I am trying to understand the proof of Thm 3.2.11 in Durrett's Probability Theory and Examples (5th edition), however, I cannot understand (i) -> (ii)
I can understand that the (baby) Skorokhod's theorem gives $Y_n$ converges almost surely to $Y_\infty$ having the same distribution as $X_n$ and $X$ respectively if $X_n$ converges in distribution to $X_\infty$.
In this situation, how the limit supremum of $1_G(Y_n)$ is larger than $1_G(Y_\infty)$? I learned that almost sure convergence does not mean point-wise convergence. Does the openness of $G$ playing an important role?
Best Answer
$\lim \inf 1_G(Y_n(\omega)) \geq 1_G(Y_{\infty}(\omega))$ for any $\omega$ for which $Y_n(\omega) \to Y_{\infty} (\omega)$: Fix any such $\omega$ and suppose $1_G(Y_{\infty}(\omega))=1$. Then $Y_{\infty}(\omega) \in G$ and $G$ is open.

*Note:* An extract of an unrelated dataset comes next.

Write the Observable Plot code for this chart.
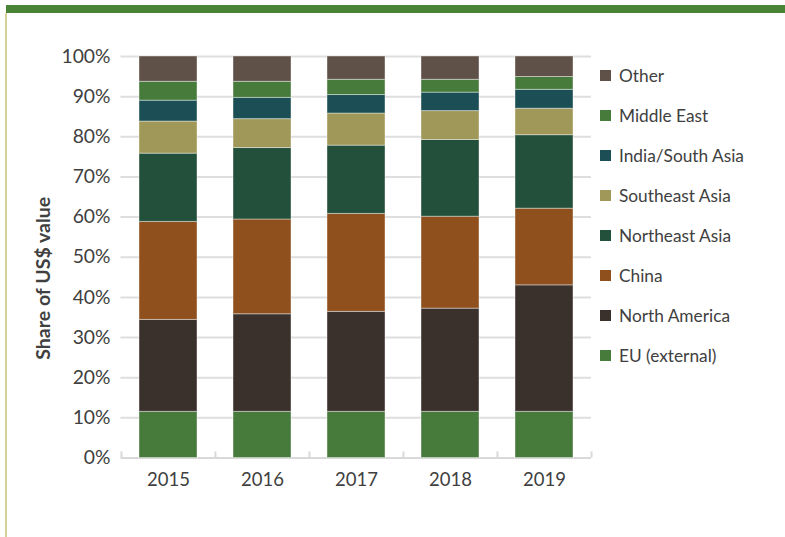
<!DOCTYPE html>
<html><head><meta charset="utf-8">
<script src="https://cdn.jsdelivr.net/npm/d3@7"></script>
<script src="https://cdn.jsdelivr.net/npm/@observablehq/plot@0.6"></script>
<style>
body{margin:0;background:#fff;}
#wrap{position:relative;width:785px;height:537px;overflow:hidden;font-family:Lato,"Open Sans",sans-serif;background:#fff;}
#topbar{position:absolute;left:6px;top:5px;width:779px;height:8px;background:#4a8236;}
#leftbar{position:absolute;left:5px;top:13px;width:2px;height:524px;background:#d8d197;}
#chart{position:absolute;left:0;top:0;}
#legend{position:absolute;left:600px;top:55.5px;}
.row{height:40px;display:flex;align-items:center;font-size:17.3px;color:#404040;white-space:nowrap;}
.sw{width:11px;height:11px;margin-right:8px;flex:none;}
</style></head>
<body>
<div id="wrap">
  <div id="topbar"></div>
  <div id="leftbar"></div>
  <div id="chart"></div>
  <div id="legend"></div>
</div>
<script>
const years = ["2015", "2016", "2017", "2018", "2019"];
const regions = ["EU (external)", "North America", "China", "Northeast Asia", "Southeast Asia", "India/South Asia", "Middle East", "Other"];
const colors = ["#467b3c", "#3a312c", "#8f501e", "#22503a", "#a09858", "#1c4f55", "#467b3c", "#5f5148"];
const euExternal     = [11.5, 11.5, 11.5, 11.5, 11.5];
const northAmerica   = [22.9, 24.3, 24.9, 25.7, 31.5];
const china          = [24.4, 23.6, 24.4, 22.9, 19.1];
const northeastAsia  = [17.0, 17.8, 17.0, 19.1, 18.3];
const southeastAsia  = [8.0, 7.2, 8.0, 7.2, 6.6];
const indiaSouthAsia = [5.2, 5.3, 4.6, 4.6, 4.7];
const middleEast     = [4.7, 4.0, 3.8, 3.2, 3.2];
const other          = [6.3, 6.3, 5.8, 5.8, 5.1];
const yTicks = [0, 10, 20, 30, 40, 50, 60, 70, 80, 90, 100];
const yTitle = "Share of US$ value";

const series = [euExternal, northAmerica, china, northeastAsia, southeastAsia, indiaSouthAsia, middleEast, other];
const data = [];
regions.forEach((r, i) => years.forEach((y, j) => data.push({year: y, region: r, value: series[i][j]})));

const chart = Plot.plot({
  width: 785, height: 537,
  marginLeft: 120.5, marginRight: 194, marginTop: 56, marginBottom: 79.5,
  style: {fontFamily: "Lato, 'Open Sans', sans-serif", fontSize: "18px", color: "#404040", background: "transparent"},
  x: {domain: years, paddingInner: 0.38, paddingOuter: 0.19, axis: null},
  y: {domain: [0, 100], axis: null},
  color: {domain: regions, range: colors},
  marks: [
    Plot.gridY(yTicks.filter(d => d > 0), {stroke: "#dedede", strokeOpacity: 1, strokeWidth: 2}),
    Plot.ruleY([0], {stroke: "#d9d9d9", strokeWidth: 2}),
    Plot.ruleX(years, {x: d => d, y1: 0, y2: 1.5, dx: -47.05, stroke: "#d9d9d9", strokeWidth: 2}),
    Plot.ruleX(years.slice(-1), {x: d => d, y1: 0, y2: 1.5, dx: 47.05, stroke: "#d9d9d9", strokeWidth: 2}),
    Plot.barY(data, {x: "year", y: "value", fill: "region", order: regions, stroke: "#ffffff", strokeOpacity: 0.4, strokeWidth: 1}),
    Plot.axisY(yTicks, {label: null, tickSize: 0, tickPadding: 10.5, tickFormat: d => d + "%", fill: "#404040", fontSize: 19.3}),
    Plot.axisX({label: null, tickSize: 0, tickPadding: 14.5, fill: "#404040", fontSize: 18.5}),
    Plot.text([yTitle], {frameAnchor: "left", textAnchor: "middle", text: d => d, rotate: -90, dx: -77, dy: 21, fontWeight: "bold", fontSize: 19.5, fill: "#404040"})
  ]
});
document.getElementById("chart").appendChild(chart);

const legend = document.getElementById("legend");
regions.map((r, i) => [r, colors[i]]).reverse().forEach(([r, c]) => {
  const row = document.createElement("div");
  row.className = "row";
  row.innerHTML = `<span class="sw" style="background:${c}"></span><span>${r}</span>`;
  legend.appendChild(row);
});
</script>
</body></html>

Hence, $Y_{n}(\omega) \in G$ for all $n$ sufficiently large which gives $\lim \inf 1_G(Y_n(\omega)) \geq 1$. In the case when $1_G(Y_{\infty}(\omega))=0$ the inequality trivially holds. Hence $\lim \inf 1_G(Y_n) \geq 1_G(Y_{\infty}))$ almost surely. Note that $E(\lim \inf 1_G(Y_n)) \geq E(1_G(Y_{\infty})))=P(Y_{\infty} \in G)$ and Fatou's Lemma now gives $\lim \inf E(1_G(Y_n) \geq E(1_G(Y_{\infty})=P(Y_{\infty} \in G)$. This gives i) implies ii).